Apenas se consigue identificar a Israel, Eslovaquia o las repúblicas bálticas como potenciales aliados en base a una discutible afinidad, cuando justo esos casos —con importantes minorías nacionales y vecinos irredentistas— destacarían por su beligerancia contra la ruptura unilateral de cualquier democracia. Tampoco se afina mucho al hablar de los países africanos, de quienes se dice que se moverán “al compàs dels Estats Units”, lo que resulta irrespetuoso con su soberanía pero también con la realidad empírica: 25 de ellos siguen hoy ignorando a Washington al no reconocer a Kosovo.
La tesis de la internacionalización acaba resultando una ilustración paradigmática de wishful thinking que selecciona interesada y emocionalmente los pocos elementos que abonan una tesis y resta importancia a la abrumadora evidencia contraria. Así, al hablar de EE UU, el independentismo evoca al presidente Wilson y su principio de las nacionalidades sometidas a imperios, pero en cambio olvida a Lincoln y su mucho más célebre rechazo a la secesión. Al buscar comparaciones, nunca se menciona a Padania, tampoco a Chipre del Norte, Crimea o la decena de antipáticos territorios secesionistas en Europa oriental.
En estos dos años, además, todas las pistas han coincidido. Merkel y Valls han criticado el proceso yendo más allá de lo habitual en cuestiones internas. Juncker ha desdeñado en público el envío de cartas suplicantes a los dirigentes europeos. El grupo liberal del Parlamento Europeo desautorizó hace poco a Convergència. Y hasta algún experto citado por Artur Mas, por defender (razonablemente) que Escocia podría reingresar inmediatamente en la UE, ha aclarado que su idea no es aplicable a Cataluña y que el Tratado debería modificarse para impedir separaciones unilaterales.
Con ese panorama, y el escaso aprecio que los Gobiernos europeos sienten hacia las votaciones plebiscitarias, es obvio que no habrá respuesta internacional si el Estado adopta medidas coercitivas contra una consulta enrevesada, del mismo modo que nadie reaccionará cuando Roma vete el referéndum que también impulsa el Véneto. Y aunque una suspensión temporal de la Generalitat sería muy lamentable desde la perspectiva interna, tampoco en ese caso puede esperarse mayor respuesta diplomática que la que merecieron, por ejemplo, las cuatro interrupciones del autogobierno de Irlanda del Norte decididas en los últimos años desde el Londres admirado por el soberanismo.
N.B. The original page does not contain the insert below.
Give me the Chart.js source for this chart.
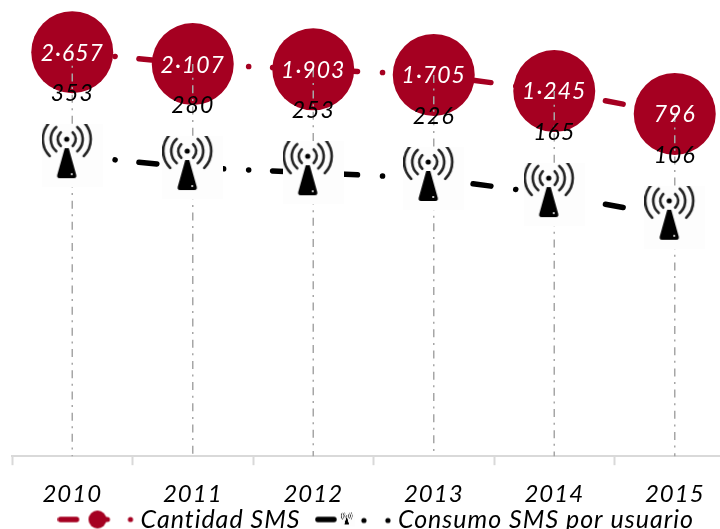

En definitiva, es impensable una intervención exterior y en el caso extremo de que acabara sucediendo sería porque el nivel de convulsión habría llegado a tal grado que es mejor seguir sin pensarlo. Si el presidente Mas realmente cree en sus sensatas advertencias sobre la absoluta necesidad de sortear la violencia y el ridículo, la tesis de la internacionalización debería abandonarse cuanto antes.
Por supuesto, nada de lo anterior resuelve el enorme reto democrático hoy planteado en Cataluña y ni siquiera descarta la posibilidad de independencia (que llegaría en el supuesto hoy remoto de que el conjunto de España se convenza de su conveniencia). Pero sí significa que la solución no vendrá de fuera sino de nosotros mismos, de la habilidad colectiva para definir, o no, un proyecto común inclusivo y sensible que sea suficientemente mayoritario. Repensar y proyectar al mundo un ejemplo atractivo de democracia plural sería la internacionalización que nos merecemos.
Ignacio Molina es investigador principal en el Real Instituto Elcano y profesor de ciencia política en la UAM.